Goal => Begin at the first line of the data and copy each line through the one containing "const majorTicks = [20, 30, 40, 50, 60, 70, 80];", that line included, with no pictures.

Dataset section =>
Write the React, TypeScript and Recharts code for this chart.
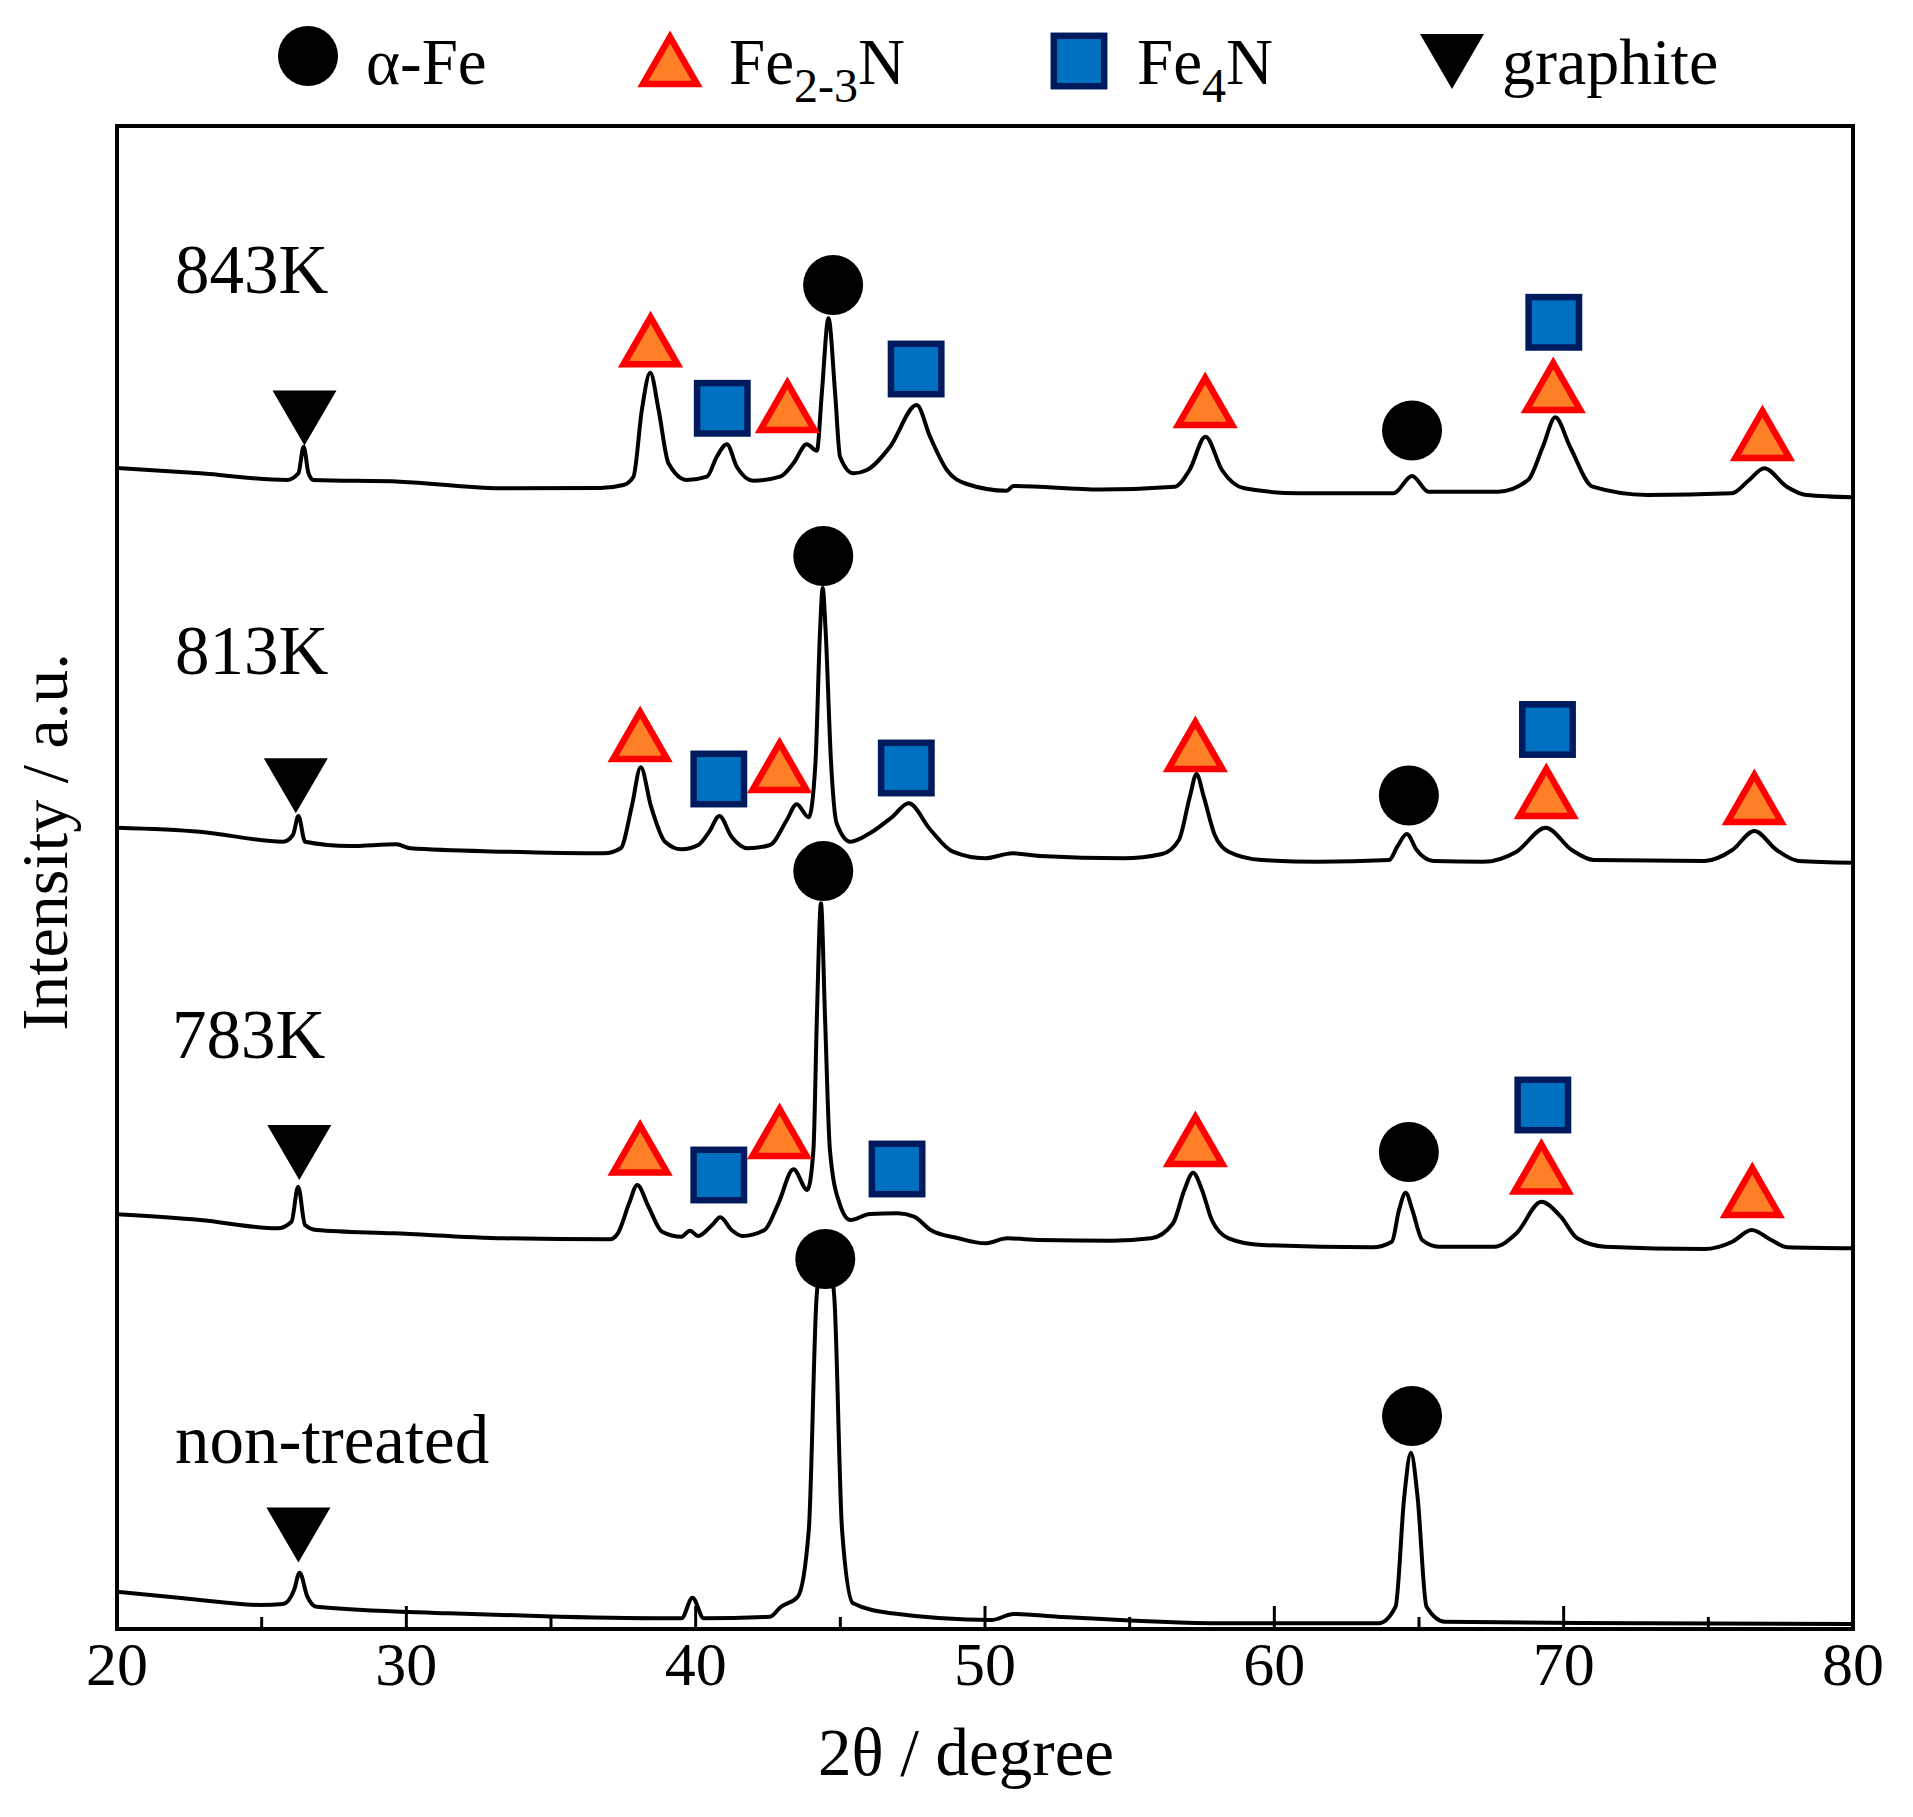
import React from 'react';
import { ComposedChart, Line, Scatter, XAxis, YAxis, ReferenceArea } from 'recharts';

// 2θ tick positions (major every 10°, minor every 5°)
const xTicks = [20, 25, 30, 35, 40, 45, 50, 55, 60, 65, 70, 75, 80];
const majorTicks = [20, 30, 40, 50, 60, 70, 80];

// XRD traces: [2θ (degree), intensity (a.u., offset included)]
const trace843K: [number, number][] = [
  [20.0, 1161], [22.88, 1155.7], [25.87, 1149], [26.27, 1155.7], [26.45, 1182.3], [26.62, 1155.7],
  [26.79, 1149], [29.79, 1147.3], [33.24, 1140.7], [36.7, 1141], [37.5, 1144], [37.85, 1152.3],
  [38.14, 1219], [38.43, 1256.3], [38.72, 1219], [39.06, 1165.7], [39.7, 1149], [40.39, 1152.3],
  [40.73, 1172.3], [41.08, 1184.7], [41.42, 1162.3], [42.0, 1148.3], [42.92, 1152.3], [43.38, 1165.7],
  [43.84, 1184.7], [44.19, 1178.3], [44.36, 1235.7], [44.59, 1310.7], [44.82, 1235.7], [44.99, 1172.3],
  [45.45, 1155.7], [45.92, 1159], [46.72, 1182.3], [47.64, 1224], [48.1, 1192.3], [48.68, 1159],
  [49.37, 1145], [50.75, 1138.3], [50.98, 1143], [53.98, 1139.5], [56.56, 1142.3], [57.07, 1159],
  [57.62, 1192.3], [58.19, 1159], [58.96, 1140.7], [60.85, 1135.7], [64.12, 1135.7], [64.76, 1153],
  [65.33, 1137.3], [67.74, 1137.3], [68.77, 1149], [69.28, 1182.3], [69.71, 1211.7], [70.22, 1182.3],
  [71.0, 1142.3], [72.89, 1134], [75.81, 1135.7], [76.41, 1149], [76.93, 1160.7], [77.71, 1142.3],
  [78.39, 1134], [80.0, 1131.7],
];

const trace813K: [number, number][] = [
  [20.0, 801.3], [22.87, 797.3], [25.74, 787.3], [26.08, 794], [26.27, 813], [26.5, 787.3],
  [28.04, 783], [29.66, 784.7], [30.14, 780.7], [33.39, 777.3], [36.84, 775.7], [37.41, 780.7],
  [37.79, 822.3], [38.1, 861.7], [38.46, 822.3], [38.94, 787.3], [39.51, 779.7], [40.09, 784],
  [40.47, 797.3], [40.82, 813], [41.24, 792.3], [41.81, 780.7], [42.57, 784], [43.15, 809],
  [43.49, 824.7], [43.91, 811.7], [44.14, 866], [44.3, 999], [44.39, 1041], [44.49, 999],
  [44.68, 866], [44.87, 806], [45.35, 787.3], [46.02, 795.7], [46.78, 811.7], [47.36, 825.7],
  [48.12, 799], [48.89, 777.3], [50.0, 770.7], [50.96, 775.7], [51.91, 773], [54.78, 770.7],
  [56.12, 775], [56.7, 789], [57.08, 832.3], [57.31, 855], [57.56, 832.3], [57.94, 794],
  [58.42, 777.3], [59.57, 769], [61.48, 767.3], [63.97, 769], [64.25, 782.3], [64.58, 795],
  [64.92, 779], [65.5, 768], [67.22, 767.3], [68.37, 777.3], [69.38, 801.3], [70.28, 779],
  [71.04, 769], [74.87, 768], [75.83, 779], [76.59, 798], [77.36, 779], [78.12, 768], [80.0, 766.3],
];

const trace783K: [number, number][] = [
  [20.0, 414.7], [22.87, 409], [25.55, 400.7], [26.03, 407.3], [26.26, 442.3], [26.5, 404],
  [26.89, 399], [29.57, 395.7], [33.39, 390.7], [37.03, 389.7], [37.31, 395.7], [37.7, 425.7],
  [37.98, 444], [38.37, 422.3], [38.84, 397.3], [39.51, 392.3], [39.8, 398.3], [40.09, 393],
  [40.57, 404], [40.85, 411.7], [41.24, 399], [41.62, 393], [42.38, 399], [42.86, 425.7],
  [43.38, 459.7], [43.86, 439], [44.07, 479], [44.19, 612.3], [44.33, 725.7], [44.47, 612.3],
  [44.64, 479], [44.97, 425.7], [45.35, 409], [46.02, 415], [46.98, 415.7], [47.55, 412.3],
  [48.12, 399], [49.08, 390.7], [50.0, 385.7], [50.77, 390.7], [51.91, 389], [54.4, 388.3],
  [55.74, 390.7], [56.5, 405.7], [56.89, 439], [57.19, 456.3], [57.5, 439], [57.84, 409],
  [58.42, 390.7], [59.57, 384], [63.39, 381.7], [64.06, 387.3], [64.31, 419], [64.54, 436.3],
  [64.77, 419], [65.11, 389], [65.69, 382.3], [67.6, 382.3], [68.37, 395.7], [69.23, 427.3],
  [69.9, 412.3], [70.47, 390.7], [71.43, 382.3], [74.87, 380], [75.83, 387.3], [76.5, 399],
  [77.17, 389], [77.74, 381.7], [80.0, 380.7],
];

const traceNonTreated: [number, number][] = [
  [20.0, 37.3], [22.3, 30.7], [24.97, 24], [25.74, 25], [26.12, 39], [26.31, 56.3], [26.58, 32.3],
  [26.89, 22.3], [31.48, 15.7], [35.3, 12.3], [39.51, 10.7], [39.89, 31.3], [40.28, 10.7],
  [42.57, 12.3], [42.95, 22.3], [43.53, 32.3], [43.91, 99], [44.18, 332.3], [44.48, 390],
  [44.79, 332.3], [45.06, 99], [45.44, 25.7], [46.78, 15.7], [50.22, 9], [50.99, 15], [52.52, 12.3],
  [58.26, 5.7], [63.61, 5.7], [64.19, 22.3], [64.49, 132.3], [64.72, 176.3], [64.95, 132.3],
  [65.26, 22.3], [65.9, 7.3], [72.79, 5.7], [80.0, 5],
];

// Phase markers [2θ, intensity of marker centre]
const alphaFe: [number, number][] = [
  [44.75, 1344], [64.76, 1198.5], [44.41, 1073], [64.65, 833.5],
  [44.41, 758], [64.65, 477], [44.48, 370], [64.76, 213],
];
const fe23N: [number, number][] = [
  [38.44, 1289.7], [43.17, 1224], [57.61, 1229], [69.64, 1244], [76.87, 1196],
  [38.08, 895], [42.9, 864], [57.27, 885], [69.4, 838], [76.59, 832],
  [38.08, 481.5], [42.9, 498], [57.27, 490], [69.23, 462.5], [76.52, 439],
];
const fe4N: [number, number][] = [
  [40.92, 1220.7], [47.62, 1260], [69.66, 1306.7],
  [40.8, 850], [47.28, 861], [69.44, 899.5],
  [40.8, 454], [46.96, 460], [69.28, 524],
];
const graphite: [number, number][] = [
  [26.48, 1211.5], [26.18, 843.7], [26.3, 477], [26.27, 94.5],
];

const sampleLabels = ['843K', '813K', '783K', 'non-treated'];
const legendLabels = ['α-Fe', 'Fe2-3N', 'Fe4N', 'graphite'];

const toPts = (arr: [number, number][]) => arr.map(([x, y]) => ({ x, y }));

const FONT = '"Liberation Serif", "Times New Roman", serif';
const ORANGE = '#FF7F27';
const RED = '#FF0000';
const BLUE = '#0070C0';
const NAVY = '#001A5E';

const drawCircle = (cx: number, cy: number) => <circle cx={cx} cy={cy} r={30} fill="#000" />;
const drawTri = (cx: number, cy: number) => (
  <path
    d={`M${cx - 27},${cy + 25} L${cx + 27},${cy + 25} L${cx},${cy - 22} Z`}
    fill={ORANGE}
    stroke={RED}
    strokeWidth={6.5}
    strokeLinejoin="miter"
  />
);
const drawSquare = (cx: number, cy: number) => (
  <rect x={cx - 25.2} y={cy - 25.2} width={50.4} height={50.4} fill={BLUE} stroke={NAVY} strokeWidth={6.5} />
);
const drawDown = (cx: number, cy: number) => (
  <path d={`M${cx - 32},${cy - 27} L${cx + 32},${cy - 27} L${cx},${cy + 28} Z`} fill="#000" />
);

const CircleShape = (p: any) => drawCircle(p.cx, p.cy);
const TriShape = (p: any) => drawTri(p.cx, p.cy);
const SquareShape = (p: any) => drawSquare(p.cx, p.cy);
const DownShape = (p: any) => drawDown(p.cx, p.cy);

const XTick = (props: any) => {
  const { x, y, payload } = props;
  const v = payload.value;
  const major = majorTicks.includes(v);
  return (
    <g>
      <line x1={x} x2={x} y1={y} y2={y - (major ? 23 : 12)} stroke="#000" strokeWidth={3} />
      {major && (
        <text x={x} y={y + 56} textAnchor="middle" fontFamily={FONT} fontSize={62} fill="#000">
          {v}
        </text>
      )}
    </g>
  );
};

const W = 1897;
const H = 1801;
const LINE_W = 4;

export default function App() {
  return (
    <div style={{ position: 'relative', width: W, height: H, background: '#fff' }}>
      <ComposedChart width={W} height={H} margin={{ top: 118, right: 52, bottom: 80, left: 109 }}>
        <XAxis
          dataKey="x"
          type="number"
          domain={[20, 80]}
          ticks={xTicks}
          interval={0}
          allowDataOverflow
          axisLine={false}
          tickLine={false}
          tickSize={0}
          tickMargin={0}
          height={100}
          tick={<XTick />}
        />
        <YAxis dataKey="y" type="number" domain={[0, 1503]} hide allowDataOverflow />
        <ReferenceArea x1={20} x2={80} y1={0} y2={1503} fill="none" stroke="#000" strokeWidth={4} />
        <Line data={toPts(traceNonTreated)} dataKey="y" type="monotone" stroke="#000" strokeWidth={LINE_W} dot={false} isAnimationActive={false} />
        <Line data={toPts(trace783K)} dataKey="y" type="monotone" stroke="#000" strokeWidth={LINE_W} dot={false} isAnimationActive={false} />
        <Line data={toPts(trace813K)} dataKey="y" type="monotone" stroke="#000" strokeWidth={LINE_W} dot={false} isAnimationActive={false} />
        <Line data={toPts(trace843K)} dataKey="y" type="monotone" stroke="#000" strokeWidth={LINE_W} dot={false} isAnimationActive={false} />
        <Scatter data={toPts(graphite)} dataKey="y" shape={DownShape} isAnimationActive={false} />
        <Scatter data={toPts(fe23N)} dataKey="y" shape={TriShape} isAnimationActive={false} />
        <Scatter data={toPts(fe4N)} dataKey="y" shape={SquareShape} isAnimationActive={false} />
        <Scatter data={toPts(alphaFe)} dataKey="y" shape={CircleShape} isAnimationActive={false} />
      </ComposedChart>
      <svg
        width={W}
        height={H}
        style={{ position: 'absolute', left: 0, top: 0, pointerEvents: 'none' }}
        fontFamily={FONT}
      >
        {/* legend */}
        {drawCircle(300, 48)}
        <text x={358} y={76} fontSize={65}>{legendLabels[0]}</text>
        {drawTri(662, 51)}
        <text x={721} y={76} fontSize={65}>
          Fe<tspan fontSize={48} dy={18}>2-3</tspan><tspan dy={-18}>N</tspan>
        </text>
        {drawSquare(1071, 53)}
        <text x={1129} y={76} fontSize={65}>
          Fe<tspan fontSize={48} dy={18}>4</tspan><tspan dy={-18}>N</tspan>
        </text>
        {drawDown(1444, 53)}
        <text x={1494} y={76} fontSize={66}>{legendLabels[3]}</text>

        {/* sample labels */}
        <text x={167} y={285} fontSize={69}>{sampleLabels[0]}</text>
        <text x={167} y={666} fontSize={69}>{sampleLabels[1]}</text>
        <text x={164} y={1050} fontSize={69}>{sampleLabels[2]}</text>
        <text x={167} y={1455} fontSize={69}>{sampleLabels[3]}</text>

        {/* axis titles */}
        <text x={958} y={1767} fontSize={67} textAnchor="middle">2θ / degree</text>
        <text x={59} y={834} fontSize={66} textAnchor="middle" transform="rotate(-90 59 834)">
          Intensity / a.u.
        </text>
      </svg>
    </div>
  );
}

Reply to the task =>
Write the React, TypeScript and Recharts code for this chart.
import React from 'react';
import { ComposedChart, Line, Scatter, XAxis, YAxis, ReferenceArea } from 'recharts';

// 2θ tick positions (major every 10°, minor every 5°)
const xTicks = [20, 25, 30, 35, 40, 45, 50, 55, 60, 65, 70, 75, 80];
const majorTicks = [20, 30, 40, 50, 60, 70, 80];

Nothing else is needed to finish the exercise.